According to website code analyzed by Digiday and three technology experts who assisted Digiday in reviewing the code, most of Amazon’s properties, including Amazon.com, WholeFoods.com, and Zappos.com, are preventing Google’s tracking system FLoC ( Federated Learning of Cohorts) from gathering valuable data that show the products people research in Amazon’s vast e-commerce domain.
Amazon, however, has refused to comment on this story.
Amazon’s this move could also give it an advantage in inflating its own efforts to sell advertising across the open web.
Amanda Martin, the Vice-President of enterprise partnerships at Goodway Group, said-
“This move is in direct correlation with Google’s attempt to provide an alternative to the third-party cookie.”
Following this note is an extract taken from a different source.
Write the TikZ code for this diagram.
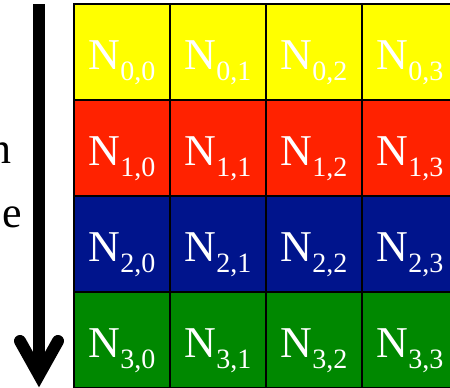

Martin also referred to Amazon’s decision to block FLoC on most of its sites as just another example of the chess moves that Google, Apple, Facebook, and Amazon are making as data privacy demands push the demolition of the cornerstone of data tracking throughout the internet: the third-party cookie.
Last week, Digiday saw as Amazon updated code to its digital assets to prevent FLoC from monitoring visitors using Google’s Chrome browser, with the assistance of three technologists.
However, there is one limitation with FLoC blocking on Whole Foods pages. While the other Amazon-owned domains described here that block FLoC use Google’s suggested technique of sending a response header from HTML pages, Whole Foods uses an opt-out header from Amazon analytics queries.
One of the technologists said that the distinction is significant because Amazon’s approach for most sites employs the technique recommended by Google, which is 100% effective. So, according to the technologist, the approach used to block FLoC on Whole Foods Pages could be an intentional move by Amazon.
Here are some reasons –
Amazon may be wanting to block FLoC to preserve its data that shows people’s behavior in the products they research, review, and buy online. Amazon is celebrating its Prime Days today, i.e., the 21st and on the 22nd of June and it expects its site to be filled with shoppers.
This is why this seems like the ideal time to mark boundaries and prevent Google from accessing its valuable data. Amazon is just looking out for the best strategies to protects its shopper data from Google and ad tech firms alike.
Amazon aspires to capture a larger share of the ad capital that Google controls by selling digital advertisements outside of Amazon sites. As Amazon’s demand-side platform business grows, the company intends to release an identifier for monitoring and analyzing advertisements sold through the DSP and by publishers via Amazon’s publisher services division.
An Amazon-focused agency executive, during a conversation with Digiday, said-
“ Why give Google an inch?”
FLoC is meant to safeguard people’s privacy, according to Google, because it utilizes machine learning to categorize them based on the web pages they have visited rather than tracking them individually. The technology is now in its initial stages and it collects data on which websites, content, and items users are interested in.
By blocking FLoC, Amazon will not be able to grasp the clues that FLoc IDs provide that give companies access to people’s behavior online.